They’re just a stoner’s throw away.
Some Nassau County politicians are huffing and puffing over an influx of Queens pot dispensaries setting up shop directly adjacent to the Long Island towns of Hempstead and North Hempstead, which “opted out” of the state law allowing the over-the-counter sale of the drug.
“We can’t have these kind of shenanigans taking place where people are opening these shops on the borders,” Hempstead Town Supervisor Donald Clavin said during a press conference last week on the New Hyde Park, LI, and Queens border near another soon-to-open city shop.
State Sen. Jack Martins, who represents Mineola, LI, introduced legislation Wednesday that would create a quarter-mile buffer zone between Nassau and Queens where dispensaries would not be allowed to operate, Newsday reported.

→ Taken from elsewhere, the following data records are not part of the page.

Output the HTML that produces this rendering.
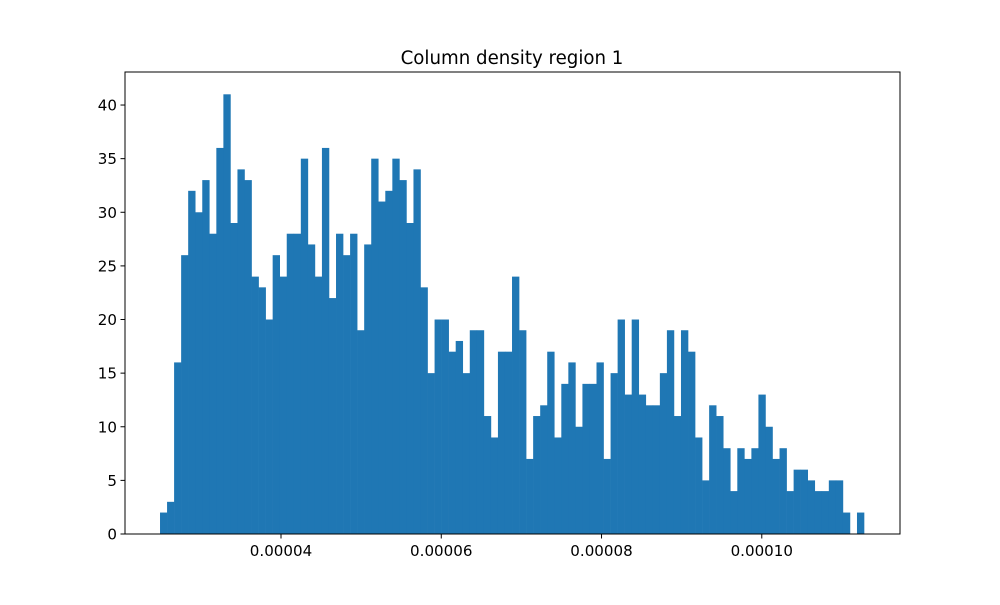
<!DOCTYPE html>
<html><head><meta charset="utf-8"><style>
body{margin:0;background:#fff}
svg text{font-family:"DejaVu Sans","Liberation Sans",sans-serif;fill:#000}
</style></head><body>
<svg id="chart" width="1000" height="600">
<rect width="1000" height="600" fill="#fff"/>
<text x="512" y="64" font-size="18.2" text-anchor="middle">Column density region 1</text>
<g id="bars"></g>
<g id="axes"></g>
</svg>
<script>
const counts = [2,3,16,26,32,30,33,28,36,41,29,34,33,24,23,20,26,24,28,28,35,27,24,36,22,28,26,28,19,27,35,31,32,35,33,29,34,23,15,20,20,17,18,15,19,19,11,9,17,17,24,19,7,11,12,17,9,14,16,10,14,14,16,7,15,20,13,20,13,12,12,15,19,11,19,17,9,5,12,11,8,4,8,7,8,13,10,7,8,4,6,6,5,4,4,5,5,2,0,2];
const binStart = 2.490e-5;
const binEnd = 1.1276e-4;
const xTicks = [0.00004,0.00006,0.00008,0.00010];
const xTickLabels = ["0.00004","0.00006","0.00008","0.00010"];
const yTicks = [0,5,10,15,20,25,30,35,40];

const L=125,R=900,T=72,B=534;
const xMin=2.053e-5, xMax=1.1725e-4, yMax=43.08;
const xs=v=>L+(v-xMin)/(xMax-xMin)*(R-L);
const ys=v=>B-v/yMax*(B-T);
const NS="http://www.w3.org/2000/svg";
const bars=document.getElementById('bars');
const axes=document.getElementById('axes');
const bw=(binEnd-binStart)/counts.length;
counts.forEach((c,i)=>{
  if(c<=0) return;
  const r=document.createElementNS(NS,'rect');
  const x0=xs(binStart+i*bw), x1=xs(binStart+(i+1)*bw);
  r.setAttribute('x',x0); r.setAttribute('width',x1-x0+0.3);
  r.setAttribute('y',ys(c)); r.setAttribute('height',B-ys(c));
  r.setAttribute('fill','#1f77b4');
  
  
  bars.appendChild(r);
});
const frame=document.createElementNS(NS,'rect');
frame.setAttribute('x',L);frame.setAttribute('y',T);frame.setAttribute('width',R-L);frame.setAttribute('height',B-T);
frame.setAttribute('fill','none');frame.setAttribute('stroke','#000');frame.setAttribute('stroke-width','1');


axes.appendChild(frame);
xTicks.forEach((v,i)=>{
  const x=xs(v);
  const l=document.createElementNS(NS,'line');
  l.setAttribute('x1',x);l.setAttribute('x2',x);l.setAttribute('y1',B);l.setAttribute('y2',B+4.5);l.setAttribute('stroke','#000');
  
  
  axes.appendChild(l);
  const t=document.createElementNS(NS,'text');
  t.setAttribute('x',x);t.setAttribute('y',B+22);t.setAttribute('font-size','15.1');t.setAttribute('text-anchor','middle');
  t.textContent=xTickLabels[i];
  
  
  axes.appendChild(t);
});
yTicks.forEach(v=>{
  const y=ys(v);
  const l=document.createElementNS(NS,'line');
  l.setAttribute('x1',L-4.5);l.setAttribute('x2',L);l.setAttribute('y1',y);l.setAttribute('y2',y);l.setAttribute('stroke','#000');
  
  
  axes.appendChild(l);
  const t=document.createElementNS(NS,'text');
  t.setAttribute('x',L-8);t.setAttribute('y',y+5.5);t.setAttribute('font-size','15.1');t.setAttribute('text-anchor','end');
  t.textContent=v;
  
  
  axes.appendChild(t);
});
</script>
</body></html>
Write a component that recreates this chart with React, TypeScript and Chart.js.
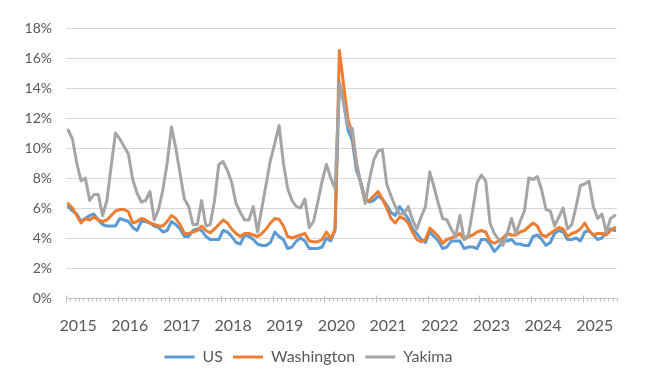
import React, { useEffect, useRef } from "react";
import { Chart, registerables } from "chart.js";

Chart.register(...registerables);

const YEAR_LABELS = ["2015", "2016", "2017", "2018", "2019", "2020", "2021", "2022", "2023", "2024", "2025"];
const Y_MAX = 18;
const Y_STEP = 2;

// Monthly unemployment rate (%), Jan 2015 – Aug 2025
const US = [
  6.1, 5.8, 5.6, 5.1, 5.3, 5.5, 5.6, 5.2, 4.9, 4.8, 4.8, 4.8,
  5.3, 5.2, 5.1, 4.7, 4.5, 5.1, 5.1, 5.0, 4.8, 4.7, 4.4, 4.5,
  5.1, 4.9, 4.6, 4.1, 4.1, 4.5, 4.6, 4.5, 4.1, 3.9, 3.9, 3.9,
  4.5, 4.4, 4.1, 3.7, 3.6, 4.2, 4.1, 3.9, 3.6, 3.5, 3.5, 3.7,
  4.4, 4.1, 3.9, 3.3, 3.4, 3.8, 4.0, 3.8, 3.3, 3.3, 3.3, 3.4,
  4.0, 3.8, 4.5, 14.4, 13.0, 11.2, 10.5, 8.5, 7.7, 6.6, 6.4, 6.5,
  6.8, 6.6, 6.2, 5.7, 5.5, 6.1, 5.7, 5.3, 4.6, 4.3, 3.9, 3.7,
  4.4, 4.1, 3.8, 3.3, 3.4, 3.8, 3.8, 3.8, 3.3, 3.4, 3.4, 3.3,
  3.9, 3.9, 3.6, 3.1, 3.4, 3.8, 3.8, 3.9, 3.6, 3.6, 3.5, 3.5,
  4.1, 4.2, 3.9, 3.5, 3.7, 4.3, 4.5, 4.4, 3.9, 3.9, 4.0, 3.8,
  4.4, 4.5, 4.2, 3.9, 4.0, 4.4, 4.6, 4.5,
];

const WASHINGTON = [
  6.3, 6.0, 5.5, 5.0, 5.3, 5.2, 5.4, 5.2, 5.1, 5.2, 5.5, 5.8,
  5.9, 5.9, 5.75, 5.0, 5.1, 5.3, 5.2, 5.0, 4.9, 4.8, 4.8, 5.1,
  5.5, 5.3, 4.9, 4.3, 4.3, 4.4, 4.5, 4.8, 4.5, 4.35, 4.6, 4.9,
  5.2, 5.0, 4.6, 4.3, 4.1, 4.3, 4.3, 4.2, 4.1, 4.3, 4.6, 5.0,
  5.3, 5.25, 4.8, 4.1, 4.0, 4.1, 4.2, 4.3, 3.8, 3.75, 3.75, 3.9,
  4.4, 3.95, 4.6, 16.5, 14.2, 11.9, 11.0, 8.9, 7.6, 6.5, 6.5, 6.8,
  7.1, 6.6, 6.0, 5.3, 5.0, 5.4, 5.3, 5.0, 4.4, 3.9, 3.75, 3.9,
  4.65, 4.4, 4.1, 3.65, 3.9, 4.0, 4.1, 4.3, 3.9, 4.1, 4.2, 4.4,
  4.5, 4.4, 3.8, 3.65, 3.8, 4.0, 4.3, 4.2, 4.2, 4.4, 4.5, 4.75,
  5.0, 4.8, 4.2, 4.1, 4.3, 4.5, 4.7, 4.6, 4.1, 4.3, 4.4, 4.6,
  5.0, 4.5, 4.2, 4.3, 4.3, 4.2, 4.5, 4.7,
];

const YAKIMA = [
  11.2, 10.6, 9.0, 7.8, 8.0, 6.5, 6.9, 6.9, 5.5, 6.5, 8.8, 11.0,
  10.6, 10.1, 9.6, 7.9, 7.0, 6.4, 6.5, 7.1, 5.2, 5.9, 7.2, 9.0,
  11.4, 10.0, 8.3, 6.6, 6.1, 4.9, 4.9, 6.5, 4.8, 4.9, 6.5, 8.9,
  9.1, 8.5, 7.7, 6.3, 5.7, 5.2, 5.2, 6.1, 4.4, 6.0, 7.6, 9.2,
  10.3, 11.5, 9.0, 7.3, 6.5, 6.1, 6.0, 6.6, 4.7, 5.1, 6.4, 7.8,
  8.9, 8.0, 7.3, 14.3, 13.0, 11.4, 11.3, 9.0, 7.6, 6.3, 7.9, 9.2,
  9.8, 9.9, 7.6, 6.8, 6.1, 5.6, 5.6, 6.1, 5.2, 4.6, 5.4, 6.1,
  8.4, 7.4, 6.3, 5.3, 5.2, 4.6, 4.1, 5.5, 3.9, 4.2, 5.9, 7.7,
  8.2, 7.8, 5.0, 4.3, 3.9, 3.5, 4.3, 5.3, 4.3, 5.1, 5.8, 8.0,
  7.9, 8.1, 7.2, 5.9, 5.8, 4.8, 5.4, 6.0, 4.6, 4.9, 6.1, 7.5,
  7.6, 7.8, 6.1, 5.3, 5.6, 4.4, 5.3, 5.5,
];

const N = US.length;
const toPoints = (arr: number[]) => arr.map((v, i) => ({ x: i, y: v }));

const AXIS_COLOR = "#bfbfbf";
const GRID_COLOR = "#d9d9d9";
const TEXT_COLOR = "#595959";

const axisTicksPlugin = {
  id: "axisTicks",
  afterDatasetsDraw(chart: any) {
    const xs = chart.scales.x;
    const { left, right, bottom } = chart.chartArea;
    const ctx = chart.ctx;
    ctx.save();
    ctx.strokeStyle = AXIS_COLOR;
    ctx.lineWidth = 1;
    ctx.beginPath();
    const yb = Math.round(bottom) + 0.5;
    ctx.moveTo(left, yb);
    ctx.lineTo(right, yb);
    for (let i = 0; i <= N; i++) {
      const px = Math.round(xs.getPixelForValue(i - 0.5)) + 0.5;
      if (i % 12 === 0) {
        ctx.moveTo(px, yb - 3);
        ctx.lineTo(px, yb + 4);
      } else {
        ctx.moveTo(px, yb);
        ctx.lineTo(px, yb + 3);
      }
    }
    ctx.stroke();
    ctx.restore();
  },
};

export default function App() {
  const ref = useRef<HTMLCanvasElement | null>(null);
  useEffect(() => {
    if (!ref.current) return;
    Chart.defaults.font.family = "Lato";
    Chart.defaults.color = TEXT_COLOR;
    const mk = (label: string, data: number[], color: string, order: number) => ({
      label,
      data: toPoints(data),
      borderColor: color,
      backgroundColor: color,
      borderWidth: 3,
      pointRadius: 0,
      pointHoverRadius: 0,
      tension: 0,
      fill: false,
      borderJoinStyle: "round" as const,
      borderCapStyle: "round" as const,
      order,
    });
    const chart = new Chart(ref.current, {
      type: "line",
      data: {
        datasets: [
          mk("US", US, "#5b9bd5", 3),
          mk("Washington", WASHINGTON, "#ed7d31", 2),
          mk("Yakima", YAKIMA, "#a5a5a5", 1),
        ],
      },
      options: {
        animation: false,
        responsive: false,
        layout: { padding: { left: 0, right: 33, top: 28, bottom: 4 } },
        scales: {
          x: {
            type: "linear",
            min: -0.5,
            max: N - 0.5,
            afterBuildTicks: (s: any) => {
              s.ticks = YEAR_LABELS.map((_, i) => ({ value: i * 12 }));
            },
            afterFit: (s: any) => {
              s.height = 41;
            },
            grid: { display: false },
            border: { display: false },
            ticks: {
              autoSkip: false,
              maxRotation: 0,
              padding: 10,
              labelOffset: 10,
              font: { size: 16 },
              color: TEXT_COLOR,
              callback: (v: any) => YEAR_LABELS[Math.round(Number(v) / 12)] ?? "",
            },
          },
          y: {
            min: 0,
            max: Y_MAX,
            afterFit: (s: any) => {
              s.width = 66;
            },
            grid: { color: GRID_COLOR, lineWidth: 1, drawTicks: false },
            border: { display: false },
            ticks: {
              stepSize: Y_STEP,
              padding: 14,
              font: { size: 14 },
              color: TEXT_COLOR,
              callback: (v: any) => `${v}%`,
            },
          },
        },
        plugins: {
          tooltip: { enabled: false },
          legend: {
            position: "bottom",
            labels: {
              boxWidth: 30,
              boxHeight: 3,
              padding: 10,
              font: { size: 16 },
              color: TEXT_COLOR,
              sort: (a: any, b: any) => a.datasetIndex - b.datasetIndex,
              generateLabels: (c: any) =>
                Chart.defaults.plugins.legend.labels.generateLabels(c).map((l: any) => ({ ...l, lineWidth: 0 })),
            },
          },
        },
      },
      plugins: [axisTicksPlugin],
    });
    return () => chart.destroy();
  }, []);
  return (
    <div style={{ position: "absolute", left: 0, top: 0, width: 650, height: 379, background: "#fff" }}>
      <canvas ref={ref} width={650} height={379} style={{ width: 650, height: 379, display: "block" }} />
    </div>
  );
}
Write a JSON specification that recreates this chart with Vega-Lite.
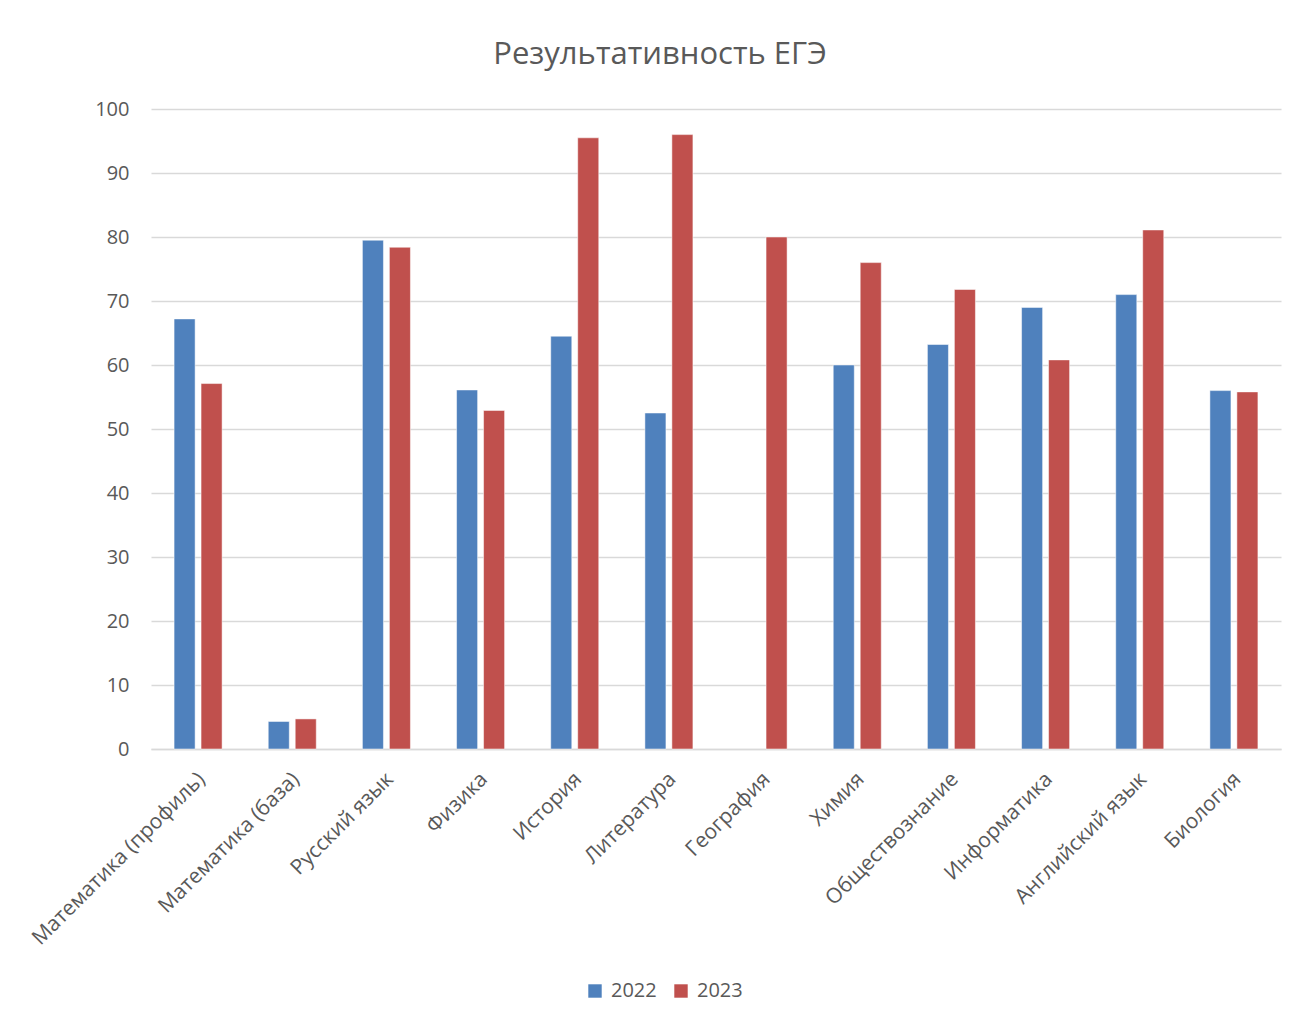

If passed, the zones would also exist around the dispensary-eligible Suffolk County towns of Babylon, Brookhaven, Southampton and Riverhead.
Martins, a Republican who hopes for bipartisan support for his bill, said the sales should not be “in our backyard, not so close to our communities, not so close to our families.
“And make no mistake, it does put our communities at risk, it does target our children, and it does target the communities that … were given the option of opting out,” he said.
In Suffolk’s non-dispensary town of Smithtown, Supervisor Ed Wehrheim said he supports the buffer idea.
“The current law allows cannabis establishments to be placed directly on the borders of opt-out communities, undermining the intent of our local government and the voice of our residents,” he said in a statement.
“[Martins’] bill is a necessary step in protecting the integrity of municipal decisions while ensuring that our quality of life, community character, and public safety remain a priority.”
But Queens is showing blunt opposition to the proposal by the Nassau pols.
“These officials are obviously spending their money in our borough’s cannabis shops,” a spokesman for Queens Borough President Donovan Richards Jr. quipped to Newsday.
“Because they must be high if they think Nassau County has any right to legislate what kind of licensed business can open here in Queens County.”
Sid Patel, who manages Green Flower Dispensary on the Queens and Nassau border, told CBS he is “surprised” by the backlash and added, “We are following the law.
“The products here are lab-tested, controlled by the state from cultivation to packaging, to distribution and retail,” Patel said.
“Nassau County is protesting, but we are not in Nassau County. We are in Queens.”